Serra é econômico quando se refere à política externa. Considera o chanceler Celso Amorim um diplomata competente, que atua no limite" e com o qual se entendeu muito bem quando estava no governo federal, no Ministério da Saúde. Ainda sem ter confirmado sua candidatura pelo PSDB, o governador de São Paulo também pouco ou quase nada fala sobre sua eventual política externa. Quem conversa com o tucano paulista com alguma regularidade espera dele uma forte atuação, de início, em relação ao comércio exterior.

Já a ministra Dilma não esconde a admiração que tem pelo desempenho do presidente Lula na política externa.

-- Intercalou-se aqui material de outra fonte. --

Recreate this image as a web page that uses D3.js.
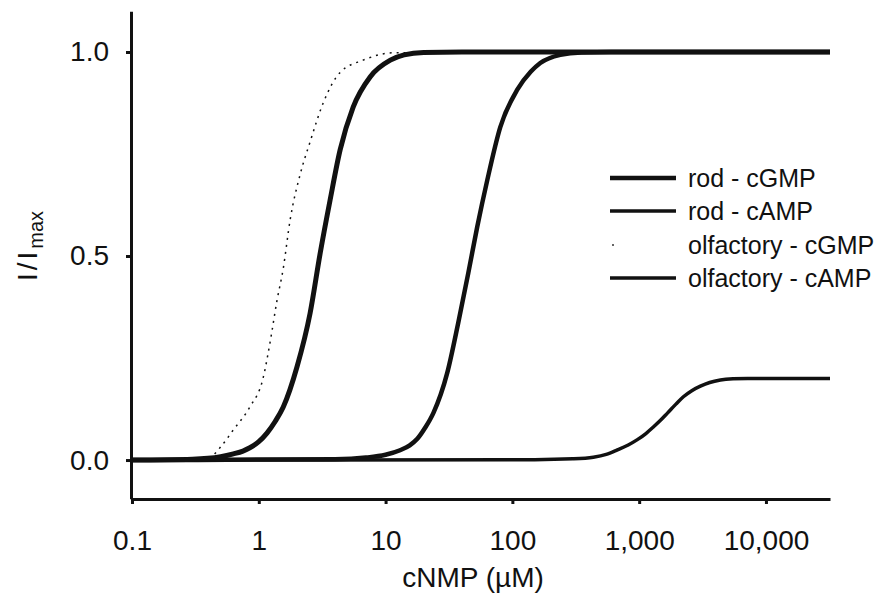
<!DOCTYPE html>
<meta charset="utf-8">
<style>
	body { margin: 0; background: #fff; }
	svg { font-family: "Liberation Sans", Arial, sans-serif; }
	.axis path, .axis line { stroke: #111; stroke-width: 3; fill: none; }
	.axis text { font-size: 28px; fill: #111; }
	.curve { fill: none; stroke: #111; stroke-linejoin: round; }
	.legend text { font-size: 25px; fill: #111; }
</style>
<body>
<script src="https://d3js.org/d3.v7.min.js"></script>
<script>

	// values (concentration in uM, I/Imax)
	var rodCgmpConc = [0.1, 4, 7, 10, 13.0, 15.5, 17.8, 20.5, 23.8, 30.6, 37.4, 44.9, 52.8, 63.4, 80.3, 109, 140, 166, 239, 350, 600, 32000];
	var rodCgmpVal  = [0, 0.002, 0.006, 0.013, 0.024, 0.036, 0.052, 0.079, 0.115, 0.213, 0.336, 0.458, 0.571, 0.686, 0.816, 0.907, 0.952, 0.973, 0.993, 0.999, 1, 1];

	var rodCampConc = [0.1, 150, 300, 435, 550, 673, 820, 968, 1130, 1294, 1480, 1670, 1950, 2233, 2600, 3040, 3600, 4375, 5500, 7145, 32000];
	var rodCampVal  = [0, 0.001, 0.003, 0.007, 0.014, 0.025, 0.037, 0.05, 0.065, 0.081, 0.098, 0.115, 0.137, 0.155, 0.17, 0.181, 0.19, 0.196, 0.199, 0.2, 0.2];

	var olfCgmpConc = [0.1, 0.4, 0.5, 0.63, 0.85, 1.08, 1.23, 1.39, 1.56, 1.77, 2.12, 2.54, 3.22, 4.38, 6.65, 11.5, 32000];
	var olfCgmpVal  = [0, 0.005, 0.032, 0.074, 0.13, 0.2, 0.29, 0.39, 0.47, 0.59, 0.70, 0.78, 0.875, 0.95, 0.98, 0.998, 1];

	var olfCampConc = [0.1, 0.3, 0.5, 0.63, 0.75, 0.85, 1.0, 1.16, 1.35, 1.56, 2.0, 2.54, 3.05, 3.65, 4.38, 5.55, 7.55, 10.9, 14, 20, 40, 32000];
	var olfCampVal  = [0, 0.002, 0.008, 0.015, 0.022, 0.03, 0.045, 0.066, 0.095, 0.13, 0.228, 0.36, 0.507, 0.637, 0.76, 0.865, 0.939, 0.98, 0.993, 0.999, 1, 1];

	var seriesNames = ["rod - cGMP", "rod - cAMP", "olfactory - cGMP", "olfactory - cAMP"];

	var xTickValues = [0.1, 1, 10, 100, 1000, 10000];
	var xTickLabels = ["0.1", "1", "10", "100", "1,000", "10,000"];
	var yTickValues = [0, 0.5, 1];
	var yTickLabels = ["0.0", "0.5", "1.0"];

	var width = 891, height = 595;

	var svg = d3.select("body").append("svg")
		.attr("width", width)
		.attr("height", height);

	var x = d3.scaleLog()
		.domain([0.1, 32000])
		.range([132, 830]);

	var y = d3.scaleLinear()
		.domain([-0.095, 1.1])
		.range([498.8, 11.2]);

	function zip(conc, val) {
		return conc.map(function(c, i) { return {c: c, v: val[i]}; });
	}

	var series = [
		{name: seriesNames[0], pts: zip(rodCgmpConc, rodCgmpVal), w: 4.5, lw: 4.5, dash: null},
		{name: seriesNames[1], pts: zip(rodCampConc, rodCampVal), w: 3.5, lw: 3.5, dash: null},
		{name: seriesNames[2], pts: zip(olfCgmpConc, olfCgmpVal), w: 1.5, lw: 1.5, dash: "2,5"},
		{name: seriesNames[3], pts: zip(olfCampConc, olfCampVal), w: 5, lw: 3.5, dash: null}
	];

	// smooth curve through the read points
	var line = d3.line()
		.x(function(d) { return x(d.c); })
		.y(function(d) { return y(d.v); })
		.curve(d3.curveMonotoneX);

	svg.selectAll(".curve")
		.data(series)
		.enter().append("path")
		.attr("class", "curve")
		.attr("d", function(d) { return line(d.pts); })
		.attr("stroke-width", function(d) { return d.w; })
		.attr("stroke", function(d) { return d.dash ? "#333" : "#111"; })
		.attr("stroke-dasharray", function(d) { return d.dash; });

	// axes
	svg.append("g")
		.attr("class", "axis")
		.attr("transform", "translate(0,499)")
		.call(d3.axisBottom(x)
			.tickValues(xTickValues)
			.tickFormat(function(d, i) { return xTickLabels[i]; })
			.tickSize(5)
			.tickSizeOuter(0)
			.tickPadding(26));

	svg.append("g")
		.attr("class", "axis")
		.attr("transform", "translate(131,0)")
		.call(d3.axisLeft(y)
			.tickValues(yTickValues)
			.tickFormat(function(d, i) { return yTickLabels[i]; })
			.tickSize(5)
			.tickSizeOuter(0)
			.tickPadding(17));

	svg.selectAll(".axis text").attr("font-family", null);

	// axis titles
	svg.append("text")
		.attr("x", 473)
		.attr("y", 587)
		.attr("text-anchor", "middle")
		.attr("font-size", 28)
		.attr("fill", "#111")
		.text("cNMP (\u00b5M)");

	var yt = svg.append("text")
		.attr("transform", "translate(37,246) rotate(-90)")
		.attr("text-anchor", "middle")
		.attr("fill", "#111");
	yt.append("tspan").attr("font-size", 28).attr("letter-spacing", 3).text("I/I");
	yt.append("tspan").attr("font-size", 20).attr("dy", 6).text("max");

	// legend
	var legend = svg.append("g").attr("class", "legend");
	var rowY = [178, 211, 245, 278];

	series.forEach(function(s, i) {
		legend.append("line")
			.attr("x1", 610).attr("x2", 676)
			.attr("y1", rowY[i]).attr("y2", rowY[i])
			.attr("stroke", s.dash ? "#333" : "#111")
			.attr("stroke-width", s.lw)
			.attr("stroke-dasharray", s.dash ? "2,70" : null)
			.attr("stroke-dashoffset", s.dash ? -2 : null);
		legend.append("text")
			.attr("x", 688)
			.attr("y", rowY[i] + 9)
			.text(s.name);
	});

</script>
</body>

"A relação das lideranças internacionais com o presidente é impressionante", disse a ministra, numa recente conversa com o Valor. "Um país só é respeitado se se respeita. Se não tivéssemos reduzido as desigualdades a gente tinha o respeito internacional".

Dilma também acha, como Pomar, que a projeção internacional do país não ocorre "pelos belos olhos do presidente", diz. "É também - o presidente tem essa capacidade de gerar simpatia e ter essa relação. Mas é também pelo fato de que eles respeitam. Nós não somos tratados como pop-star, somos tratados como um governo", afirmava então a ministra em referência ao tratamento dispensado a Lula na Alemanha, no início do mês.

Fosse só por isso - acredita Dilma - "a gente não era respeitado. Ele foi capaz de pegar um país, que estava com a reserva lá embaixo, com uma inflação não sei das quantas, totalmente desequilibrado, com a metade da torcida contra dizendo que ele ia fazer governo ruim, não ia dar certo, ia tudo para o beleléu". E no entanto "é um governo bem sucedido economicamente, um governo que passou dificuldades", dizia. "Agora falam que é sorte. Como sorte? Me conta como a gente pegou a maior crise pelos cornos - como diz a Conceição Tavares - e saiu dela"?

Em resumo, num eventual governo Dilma a expressão "continuidade" também dará o tom da candidatura da ministra no que se refere à política externa.